Being obese as a child increases the risk of dying before you reach 55, says a study published Wednesday, a day after US First Lady Michelle Obama launched a program to fight childhood obesity amid warnings it is shortening lives.
Out of 4,857 non-diabetic Native American children aged five to 20 who took part in the study, which was published in the New England Journal of Medicine, 166 died before they reached the age of 55 of disease or self-inflicted injury such as alcohol intoxication or drug use -- called "endogenous causes".
The rate of death from endogenous causes among those who were obese as children was twice that among those who were slim children, the study said.
The authors of the study gave a dire warning that "the rising global prevalence of obesity" could reverse recent increases in life expectancy.
"Childhood obesity is becoming increasingly prevalent around the globe. Our observations, combined with those of other investigators, suggest that failure to reverse this trend may have wide-reaching consequences for the quality of life and longevity," the authors of the study wrote.
"Such evidence underscores the importance of preventing obesity starting in the early years of life," they wrote, giving tacit approval to the first lady's "Let's Move" campaign to halt childhood obesity, which was launched Tuesday.
Let's Move has the ambitious goal of solving "the problem of childhood obesity in a generation so that children born today will reach adulthood at a healthy weight," Obama said at the launch.
There are three times as many obese children in the United States today than 30 years ago, she said, and warned that this generation of American children could be the first to have shorter lifespans than their parents.
Nearly one in five US kids aged six to 19 are obese, which in technical terms mean they have a body mass index -- calculated by dividing a person's weight in kilograms by their height squared in meters -- greater than 30.

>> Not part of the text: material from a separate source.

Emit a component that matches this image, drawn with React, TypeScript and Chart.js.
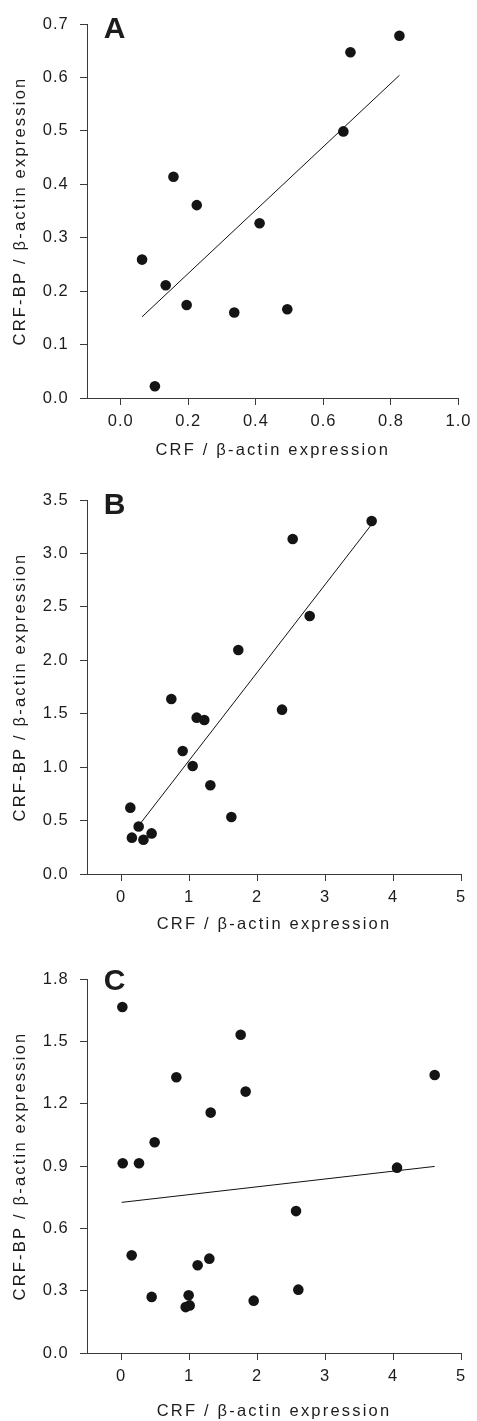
import React, { useEffect, useRef } from 'react';
import { Chart, registerables } from 'chart.js';

Chart.register(...registerables);

const FONT = '"Liberation Sans", Arial, Helvetica, sans-serif';
const TEXT = '#1c1c1c';
const AXIS = '#3a3a3a';
const DOT = '#141414';

const X_TITLE = 'CRF / β-actin expression';
const Y_TITLE = 'CRF-BP / β-actin expression';

// Panel A
const aCRF = [0.063, 0.101, 0.133, 0.156, 0.195, 0.225, 0.336, 0.411, 0.493, 0.659, 0.680, 0.825];
const aBP = [0.259, 0.022, 0.211, 0.414, 0.174, 0.361, 0.160, 0.327, 0.166, 0.499, 0.647, 0.678];
const aFitX = [0.063, 0.825];
const aFitY = [0.152, 0.604];
const aXTicks = [0, 0.2, 0.4, 0.6, 0.8, 1.0];
const aYTicks = [0, 0.1, 0.2, 0.3, 0.4, 0.5, 0.6, 0.7];

// Panel B
const bCRF = [0.137, 0.16, 0.26, 0.33, 0.45, 0.740, 0.907, 1.054, 1.113, 1.225, 1.314, 1.623, 1.725, 2.368, 2.525, 2.775, 3.686];
const bBP = [0.621, 0.34, 0.445, 0.32, 0.38, 1.637, 1.151, 1.011, 1.463, 1.441, 0.830, 0.533, 2.096, 1.538, 3.135, 2.414, 3.303];
const bFitX = [0.279, 3.686];
const bFitY = [0.468, 3.272];
const bXTicks = [0, 1, 2, 3, 4, 5];
const bYTicks = [0, 0.5, 1.0, 1.5, 2.0, 2.5, 3.0, 3.5];

// Panel C
const cCRF = [0.020, 0.025, 0.265, 0.157, 0.451, 0.495, 0.814, 0.951, 1.010, 0.995, 1.127, 1.299, 1.319, 1.760, 1.833, 1.951, 2.574, 2.608, 4.059, 4.613];
const cBP = [1.665, 0.913, 0.913, 0.470, 0.270, 1.014, 1.327, 0.221, 0.229, 0.278, 0.422, 0.454, 1.157, 1.532, 1.258, 0.252, 0.683, 0.305, 0.892, 1.338];
const cFitX = [0.010, 4.613];
const cFitY = [0.725, 0.898];
const cXTicks = [0, 1, 2, 3, 4, 5];
const cYTicks = [0, 0.3, 0.6, 0.9, 1.2, 1.5, 1.8];

type Panel = {
  letter: string;
  xs: number[];
  ys: number[];
  fitX: number[];
  fitY: number[];
  xTicks: number[];
  yTicks: number[];
  xMin: number;
  xMax: number;
  yMax: number;
  xDecimals: number;
  top: number;
  height: number;
  padTop: number;
  xAxisH: number;
  xTitlePad: number;
  letterY: number;
};

const panels: Panel[] = [
  { letter: 'A', xs: aCRF, ys: aBP, fitX: aFitX, fitY: aFitY, xTicks: aXTicks, yTicks: aYTicks,
    xMin: -0.1, xMax: 1.0, yMax: 0.7, xDecimals: 1,
    top: 0, height: 470, padTop: 24, xAxisH: 72, xTitlePad: 10, letterY: 30 },
  { letter: 'B', xs: bCRF, ys: bBP, fitX: bFitX, fitY: bFitY, xTicks: bXTicks, yTicks: bYTicks,
    xMin: -0.5, xMax: 5, yMax: 3.5, xDecimals: 0,
    top: 470, height: 470, padTop: 30, xAxisH: 66, xTitlePad: 6, letterY: 36 },
  { letter: 'C', xs: cCRF, ys: cBP, fitX: cFitX, fitY: cFitY, xTicks: cXTicks, yTicks: cYTicks,
    xMin: -0.5, xMax: 5, yMax: 1.8, xDecimals: 0,
    top: 940, height: 481, padTop: 39, xAxisH: 68, xTitlePad: 0, letterY: 42 },
];

function makeConfig(p: Panel): any {
  const points = p.xs.map((x, i) => ({ x, y: p.ys[i] }));
  const fit = p.fitX.map((x, i) => ({ x, y: p.fitY[i] }));
  const textPlugin = {
    id: 'textStyle',
    afterLayout(chart: any) {
      for (const id of ['x', 'y']) {
        const s = chart.scales[id];
        if (s && !s.__patchedTitle) {
          const orig = s.drawTitle;
          s.drawTitle = function (...args: any[]) {
            const c = this.ctx;
            const prev = c.letterSpacing;
            c.letterSpacing = '2.2px';
            orig.apply(this, args);
            c.letterSpacing = prev;
          };
          s.__patchedTitle = true;
        }
      }
    },
    beforeDraw(chart: any) {
      chart.ctx.letterSpacing = '1px';
    },
    afterDraw(chart: any) {
      const ctx = chart.ctx;
      ctx.save();
      ctx.letterSpacing = '0px';
      ctx.font = `bold 30px ${FONT}`;
      ctx.fillStyle = TEXT;
      ctx.textAlign = 'center';
      ctx.textBaseline = 'middle';
      ctx.fillText(p.letter, 114.5, p.letterY);
      ctx.restore();
    },
  };
  return {
    type: 'scatter',
    data: {
      datasets: [
        {
          data: fit,
          showLine: true,
          borderColor: '#111',
          borderWidth: 1,
          pointRadius: 0,
          fill: false,
          clip: false,
        },
        {
          data: points,
          showLine: false,
          backgroundColor: DOT,
          borderWidth: 0,
          pointRadius: 5.3,
          clip: false,
        },
      ],
    },
    options: {
      animation: false,
      responsive: false,
      devicePixelRatio: 1,
      events: [],
      layout: { padding: { left: 0, right: 16, top: p.padTop, bottom: 0 } },
      plugins: { legend: { display: false }, tooltip: { enabled: false } },
      scales: {
        x: {
          type: 'linear',
          min: p.xMin,
          max: p.xMax,
          afterBuildTicks: (s: any) => { s.ticks = p.xTicks.map((v) => ({ value: v })); },
          afterFit: (s: any) => { s.height = p.xAxisH; },
          grid: { display: true, drawOnChartArea: false, drawTicks: true, tickLength: 7, tickWidth: 1, tickColor: AXIS },
          border: { display: true, color: AXIS, width: 1 },
          ticks: {
            autoSkip: false, maxRotation: 0, padding: 7, color: TEXT,
            font: { family: FONT, size: 16.5 },
            callback: (v: any) => Number(v).toFixed(p.xDecimals),
          },
          title: {
            display: true, text: X_TITLE, color: TEXT,
            font: { family: FONT, size: 16.5 },
            padding: { top: 0, bottom: p.xTitlePad },
          },
        },
        y: {
          type: 'linear',
          min: 0,
          max: p.yMax,
          afterBuildTicks: (s: any) => { s.ticks = p.yTicks.map((v) => ({ value: v })); },
          afterFit: (s: any) => { s.width = 87; },
          grid: { display: true, drawOnChartArea: false, drawTicks: true, tickLength: 7, tickWidth: 1, tickColor: AXIS },
          border: { display: true, color: AXIS, width: 1 },
          ticks: {
            autoSkip: false, padding: 11.3, color: TEXT,
            font: { family: FONT, size: 16.5 },
            callback: (v: any) => Number(v).toFixed(1),
          },
          title: {
            display: true, text: Y_TITLE, color: TEXT,
            font: { family: FONT, size: 16.5 },
            padding: { top: 10.4, bottom: 0 },
          },
        },
      },
    },
    plugins: [textPlugin],
  };
}

function PanelChart({ panel }: { panel: Panel }) {
  const ref = useRef<HTMLCanvasElement | null>(null);
  useEffect(() => {
    if (!ref.current) return;
    const chart = new Chart(ref.current, makeConfig(panel));
    return () => chart.destroy();
  }, [panel]);
  return (
    <canvas
      ref={ref}
      width={477}
      height={panel.height}
      style={{ position: 'absolute', left: 0, top: panel.top, width: 477, height: panel.height, display: 'block' }}
    />
  );
}

export default function App() {
  return (
    <div style={{ position: 'absolute', left: 0, top: 0, width: 477, height: 1421, background: '#fff', overflow: 'hidden' }}>
      {panels.map((p) => (
        <PanelChart key={p.letter} panel={p} />
      ))}
    </div>
  );
}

In health terms, it means they are at greater risk for a whole host of maladies, ranging from high blood pressure to diabetes, heart disease and stroke.
The study published Wednesday also looked at whether other cardiovascular risk factors in childhood increased the risk of dying young.
Having high blood pressure or glucose intolerance as a child were associated with increased rates of premature death, but high cholesterol levels were not.